Wednesday, April 3, 2013

1304.0459 (Emeline Bolmont et al.)

Tidal dissipation and eccentricity pumping: Implications for the depth of the secondary eclipse of 55 Cnc e    [PDF]

Emeline Bolmont, Franck Selsis, Sean N. Raymond, Jeremy Leconte, Franck Hersant, Anne-Sophie Maurin, Jessica Pericaud
We use the super Earth 55 Cnc e as a case study to address an observable effect of tidal heating. We investigate whether planet-planet interactions can force the eccentricity of this planet to a level affecting the eclipse depth observed with Spitzer. Using the constant time lag tidal model, we first calculate the observed planet flux as a function of albedo and eccentricity, for different tidal dissipation constants and for two extreme cases: a planet with no heat redistribution and a planet with full heat redistribution.
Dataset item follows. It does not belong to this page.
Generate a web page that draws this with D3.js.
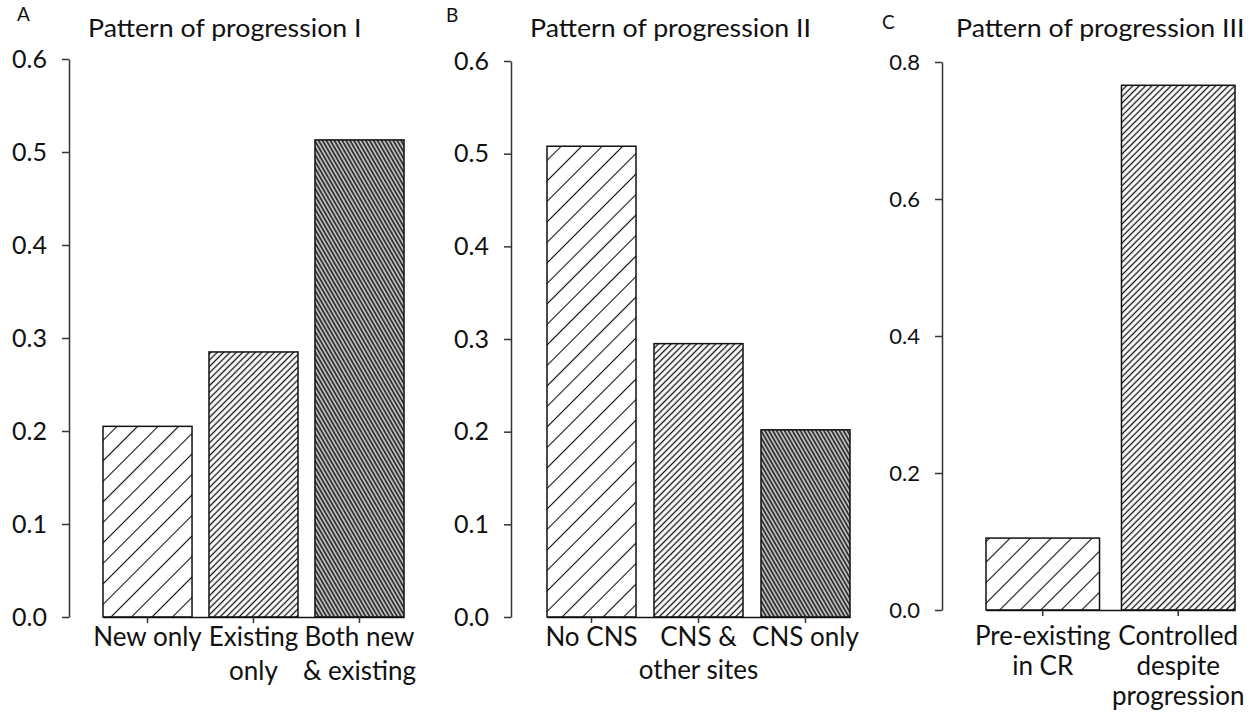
<!DOCTYPE html>
<html>
<head>
<meta charset="utf-8">
<script src="https://cdn.jsdelivr.net/npm/d3@7"></script>
<style>
  body { margin: 0; background: #fff; }
  text { font-family: Lato, "Open Sans", sans-serif; fill: #111; }
</style>
</head>
<body>
<script>
// Panel A - pattern of progression I
var categoriesA = [["New only"], ["Existing", "only"], ["Both new", "& existing"]];
var valuesA = [0.205, 0.285, 0.513];
var ticksA = [0, 0.1, 0.2, 0.3, 0.4, 0.5, 0.6];

// Panel B - pattern of progression II
var categoriesB = [["No CNS"], ["CNS &", "other sites"], ["CNS only"]];
var valuesB = [0.508, 0.295, 0.202];
var ticksB = [0, 0.1, 0.2, 0.3, 0.4, 0.5, 0.6];

// Panel C - pattern of progression III
var categoriesC = [["Pre-existing", "in CR"], ["Controlled", "despite", "progression"]];
var valuesC = [0.105, 0.766];
var ticksC = [0, 0.2, 0.4, 0.6, 0.8];

var titles = ["Pattern of progression I", "Pattern of progression II", "Pattern of progression III"];
var letters = ["A", "B", "C"];

var svg = d3.select("body").append("svg")
    .attr("width", 1255)
    .attr("height", 715);

// hatch fills: sparse "/", dense "/", very dense "\"
var defs = svg.append("defs");
var hatches = [
    { id: "h0", size: 14.5, width: 1.1, angle: 45, bg: "#fff", color: "#111" },
    { id: "h1", size: 4.5, width: 1.3, angle: 45, bg: "#fff", color: "#111" },
    { id: "h2", size: 3.4, width: 1.6, angle: -30, bg: "#bcbcbc", color: "#2a2a2a" }
];
hatches.forEach(function (h) {
    var p = defs.append("pattern")
        .attr("id", h.id)
        .attr("patternUnits", "userSpaceOnUse")
        .attr("width", h.size)
        .attr("height", h.size)
        .attr("patternTransform", "rotate(" + h.angle + ")");
    p.append("rect").attr("width", h.size).attr("height", h.size).attr("fill", h.bg);
    p.append("line")
        .attr("x1", h.size / 2).attr("x2", h.size / 2)
        .attr("y1", 0).attr("y2", h.size)
        .attr("stroke", h.color)
        .attr("stroke-width", h.width);
});

var panels = [
    { cats: categoriesA, vals: valuesA, ticks: ticksA, max: 0.6,
      axisX: 69, x0: 103, x1: 404, y0: 617, y1: 59, pad: 0.16,
      letterX: 17, letterY: 21, titleX: 88, tickFont: 25, labelY: 646, lineH: 34 },
    { cats: categoriesB, vals: valuesB, ticks: ticksB, max: 0.6,
      axisX: 511, x0: 547, x1: 850, y0: 617, y1: 61, pad: 0.168,
      letterX: 446, letterY: 22, titleX: 530, tickFont: 25, labelY: 646, lineH: 33 },
    { cats: categoriesC, vals: valuesC, ticks: ticksC, max: 0.8,
      axisX: 942, x0: 986, x1: 1235, y0: 610, y1: 62, pad: 0.162,
      letterX: 882, letterY: 29, titleX: 956, tickFont: 22, labelY: 645, lineH: 30 }
];

panels.forEach(function (p, k) {
    var g = svg.append("g");

    var y = d3.scaleLinear()
        .domain([0, p.max])
        .range([p.y0, p.y1]);

    var x = d3.scaleBand()
        .domain(p.cats.map(function (d) { return d.join(" "); }))
        .range([p.x0, p.x1])
        .paddingInner(p.pad)
        .paddingOuter(0);

    // bars
    g.selectAll("rect.bar")
        .data(p.vals)
        .enter().append("rect")
        .attr("class", "bar")
        .attr("x", function (d, i) { return x(p.cats[i].join(" ")); })
        .attr("y", function (d) { return y(d); })
        .attr("width", x.bandwidth())
        .attr("height", function (d) { return y(0) - y(d); })
        .attr("fill", function (d, i) { return "url(#h" + i + ")"; })
        .attr("stroke", "#111")
        .attr("stroke-width", 1.5);

    // y axis
    var yAxis = d3.axisLeft(y)
        .tickValues(p.ticks)
        .tickFormat(d3.format(".1f"))
        .tickSize(7)
        .tickPadding(15)
        .tickSizeOuter(0);
    var ga = g.append("g")
        .attr("transform", "translate(" + p.axisX + ",0)")
        .call(yAxis);
    ga.select(".domain").attr("stroke", "#333").attr("stroke-width", 1.5);
    ga.selectAll(".tick line").attr("stroke", "#333").attr("stroke-width", 1.5);
    ga.selectAll(".tick text")
        .style("font-family", "Lato, sans-serif")
        .style("font-size", p.tickFont + "px")
        .attr("fill", "#111");

    // x axis
    var xAxis = d3.axisBottom(x)
        .tickSize(6)
        .tickSizeOuter(0)
        .tickFormat("");
    var gx = g.append("g")
        .attr("transform", "translate(0," + p.y0 + ")")
        .call(xAxis);
    gx.select(".domain").attr("stroke", "#111").attr("stroke-width", 1.5);
    gx.selectAll(".tick line").attr("stroke", "#333").attr("stroke-width", 1.5);

    // category labels, one text line per row
    p.cats.forEach(function (lines, i) {
        var cx = x(lines.join(" ")) + x.bandwidth() / 2;
        lines.forEach(function (t, j) {
            g.append("text")
                .attr("x", cx)
                .attr("y", p.labelY + j * p.lineH)
                .attr("text-anchor", "middle")
                .style("font-size", "26px")
                .text(t);
        });
    });

    // panel letter and title
    g.append("text")
        .attr("x", p.letterX)
        .attr("y", p.letterY)
        .style("font-size", "19px")
        .text(letters[k]);
    g.append("text")
        .attr("transform", "translate(" + p.titleX + ",37) scale(1.07,1)")
        .style("font-size", "25px")
        .text(titles[k]);
});
</script>
</body>
</html>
We derive the values of albedo and eccentricity that match the observed transit depth. We then perform N-body simulations of the planetary system including tides and General Relativity to follow the evolution of the eccentricity of planet e. We compare the range of eccentricities given by the simulations with the eccentricities required to alter the eclipse depth. We find that the eccentricity of planet e can be large enough to contribute at a measurable level to the thermal emission measured with Spitzer. This affects the constraints on the albedo of the planet, which can be as high as 0.9 (instead of 0.55 when ignoring tidal heating). We also derive a maximum value for the eccentricity of planet e directly from the eclipse depth: e<0.015 assuming Earth's dissipation constant. Transiting exoplanets in multiple planet systems are exceptional targets for testing tidal models because their tidal luminosity may be observable. Future multi-wavelengths observations of eclipse depth and phase curves (for instance with EChO and JWST) should allow us to better resolve the temperature map of these planets and break the degeneracy between albedo and tidal heating that remains for single band observations. In addition, an accurate determination of the eccentricity will make it possible to constrain the dissipation rate of the planet and to probe its internal structure.